Direct answer

Rollback is a tested recovery capability, not a promise to reinstall an older binary. Preserve a signed, compatible recovery artifact; an immutable or recoverable boot path; enough storage for safe switching; and a data strategy that remains readable after partial migration. Define when rollback is automatic, when it needs approval, and when forward repair is safer because state cannot move backward.

Scope and non-scope

This guide covers device firmware and closely coupled local data. It does not assume A/B partitions are always possible or that every update is reversible. Bootloader changes, secure-element policy, anti-rollback counters, irreversible data transformations, and physical calibration may require staged forward recovery instead.

Recovery architecture

A/B slots are common because the device writes an inactive image, verifies it, switches boot intent, and retains the previous slot until health is confirmed. A smaller rescue image can serve constrained devices, but it must still authenticate recovery artifacts and communicate enough diagnostics. Single-slot overwrite needs power-loss-safe writes and a credible external recovery path.

Separate installation success from acceptance. The bootloader can confirm signature and image integrity. Early firmware can confirm startup, watchdog stability, storage access, and essential peripherals. The application can confirm connectivity and its critical workload. Mark the new version permanent only after all required stages pass within bounded attempts or time.

Data compatibility

Firmware and persistent data form one release unit. Prefer backward-compatible schemas and expand-then-contract changes. If migration is necessary, journal progress and make each step idempotent after power loss. Preserve a backup only when its integrity, confidentiality, size, and restore path are controlled. Never assume that booting old code against new data is safe.
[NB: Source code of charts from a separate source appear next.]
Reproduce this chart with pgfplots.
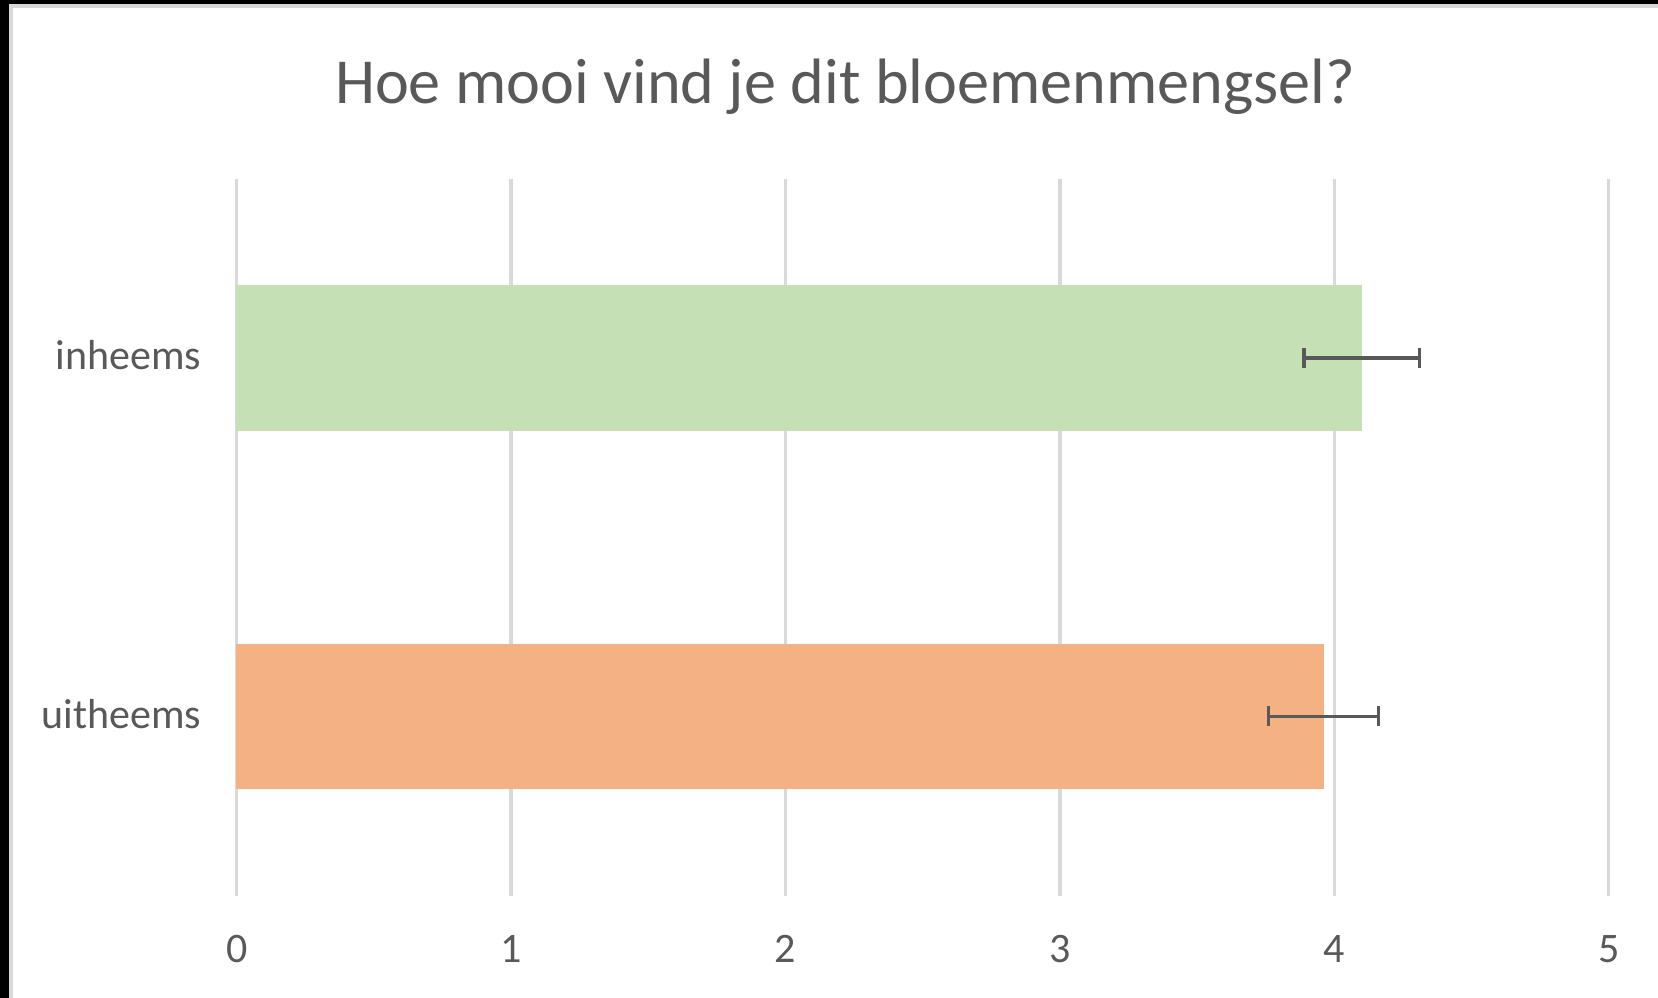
\documentclass[border=0pt]{standalone}
\usepackage{pgfplots}
\pgfplotsset{compat=1.18}
\usepackage{fontspec}
\setmainfont{Carlito}
\definecolor{txt}{HTML}{595959}
\definecolor{grid}{HTML}{D9D9D9}
\definecolor{green}{HTML}{C5E0B4}
\definecolor{orange}{HTML}{F4B183}
\begin{document}
\begin{tikzpicture}
\fill[black] (0,0) rectangle (497.4pt,299.4pt);
\fill[grid] (2.7pt,0) rectangle (497.4pt,298.2pt);
\fill[white] (3.9pt,0) rectangle (497.4pt,297.0pt);
\useasboundingbox (0,0) rectangle (497.4pt,299.4pt);
\node[anchor=base, text=txt, font=\fontsize{19.25}{23}\selectfont, inner sep=0] at (253.5pt,268.4pt) {Hoe mooi vind je dit bloemenmengsel?};
\begin{axis}[
  at={(71pt,30.7pt)}, anchor=south west,
  scale only axis, width=411.6pt, height=215pt,
  xmin=0, xmax=5, ymin=-0.5, ymax=1.5,
  xtick={0,1,2,3,4,5}, ytick={0,1}, yticklabels={uitheems,inheems},
  xmajorgrids, major grid style={draw=grid, line width=1pt},
  axis line style={draw=none},
  major tick length=0pt,
  tick label style={text=txt, font=\fontsize{12.6}{15}\selectfont, inner sep=0pt},
  /pgf/number format/assume math mode=true,
  xticklabel style={anchor=base, yshift=-20.1pt},
  yticklabel style={anchor=base east, xshift=-10.4pt, yshift=-3.5pt},
  bar width=0.4045,
  clip=false,
]
\addplot[xbar, fill=green, draw=green, line width=0pt,
  error bars/.cd, x dir=both, x explicit, error mark=|,
  error bar style={draw=txt, line width=1pt},
  error mark options={draw=txt, line width=1pt, mark size=3pt}]
  coordinates {(4.10,1) +- (0.21,0)};
\addplot[xbar, fill=orange, draw=orange, line width=0pt,
  error bars/.cd, x dir=both, x explicit, error mark=|,
  error bar style={draw=txt, line width=1pt},
  error mark options={draw=txt, line width=1pt, mark size=3pt}]
  coordinates {(3.96,0) +- (0.20,0)};
\end{axis}
\end{tikzpicture}
\end{document}
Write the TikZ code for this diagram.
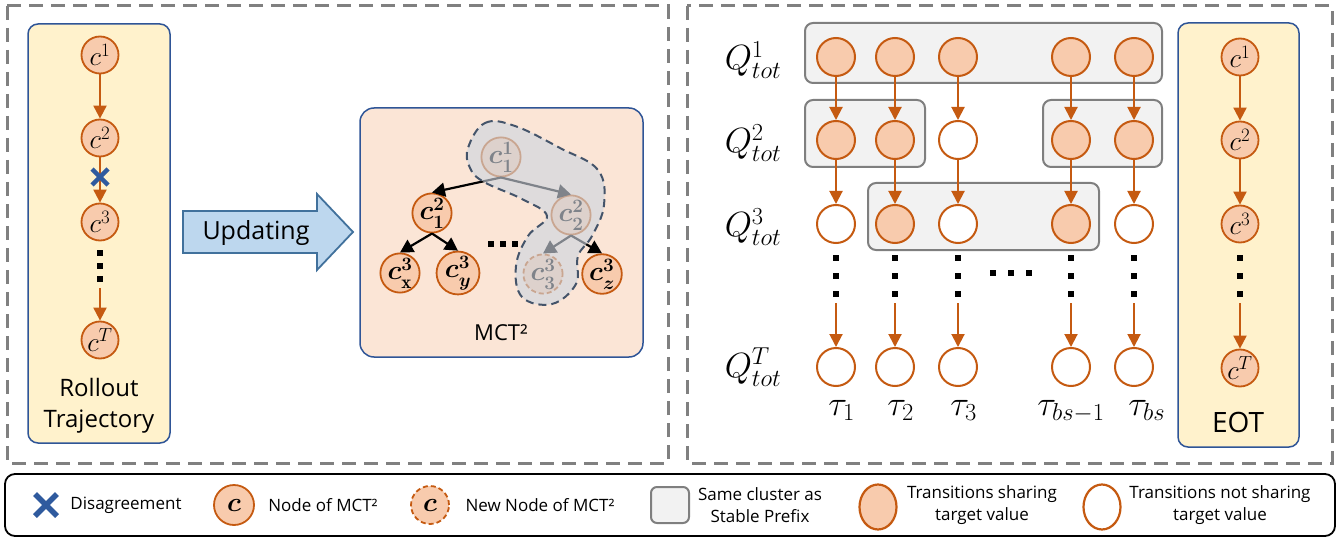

Anti-rollback security protects against reinstalling vulnerable versions. Recovery policy must respect signed version metadata and explicitly authorize permitted recovery versions rather than disabling the counter during incidents.

Implementation procedure

  1. Enumerate firmware, bootloader, radio, secure-element, configuration, and data dependencies.
  2. Define compatible source and target versions, including skipped-version upgrades.
  3. Verify signed metadata, hashes, hardware identity, and available power and storage before writing.
  4. Write inactive content with interruption-safe progress tracking.
  5. Verify the stored artifact before changing boot intent.
  6. Boot with a limited trial counter and collect staged health evidence.
  7. Commit only after acceptance; otherwise return to an authorized recovery image.
  8. Report terminal outcome and reason after connectivity returns.
  9. Test forward repair for states that cannot be safely rolled back.

Failure modes

A device can oscillate between two bad images if trial counters are not durable. An A/B layout can still brick when the shared bootloader or partition table changes. A rollback may boot but corrupt data created by the new version. Devices without reliable clocks can reject valid metadata if time is the only freshness control. Battery loss during flash writes can expose controller-specific behavior absent from desktop tests. A platform may repeatedly offer the failed artifact unless campaign state records the terminal result.

Implementation checklist

  • Recovery trust and anti-rollback policy are explicit.
  • Boot intent and trial counters survive power interruption.
  • Artifact and hardware compatibility are checked before installation.
  • Application acceptance covers critical peripherals and outcomes.
  • Data migrations are backward-compatible, journaled, or forward-repairable.
  • Failed artifacts are not automatically offered again.
  • Recovery works without normal application availability.
  • Power-loss and repeated-failure tests run on every hardware family.

Evidence to retain

Keep artifact and metadata hashes, compatibility matrices, partition layouts, migration tests, power-interruption results, trial-boot logs, and recovery timing. Exercise rollback from early, middle, and completed migration states. A successful clean rollback is not enough; failures occur at boundaries where only part of the system advanced.

Recovery test matrix

Exercise interruption before download, during erase, during every write region, after verification, after boot-intent change, during first boot, and during data migration. Repeat with low battery, full storage, damaged inactive image, missing network, expired metadata, and a failed health signal. Confirm that every path ends in a known bootable state or an explicitly supported service procedure.

Include skipped-version upgrades and downgrade attempts outside the allowed window. Verify that manufacturing recovery cannot be invoked by an untrusted remote actor. Measure flash wear and retained diagnostic space on real hardware. Finally, have someone other than the implementation author recover devices from preserved runbooks and artifacts. A recovery design that depends on unstated laboratory knowledge is not a production recovery capability.

Define the field-service boundary before release. If automated recovery exhausts its attempts, the device must enter a diagnosable, bounded state with authenticated service instructions. Avoid endless reboot loops that destroy logs, consume batteries, or repeatedly affect the attached process.

Primary sources

The Uptane Standard is the primary reference for secure software-update metadata and compromise resilience. NIST SP 800-193 defines platform firmware resiliency principles. Hardware boot, flash, and secure-element behavior must be verified in the relevant manufacturers’ official documentation.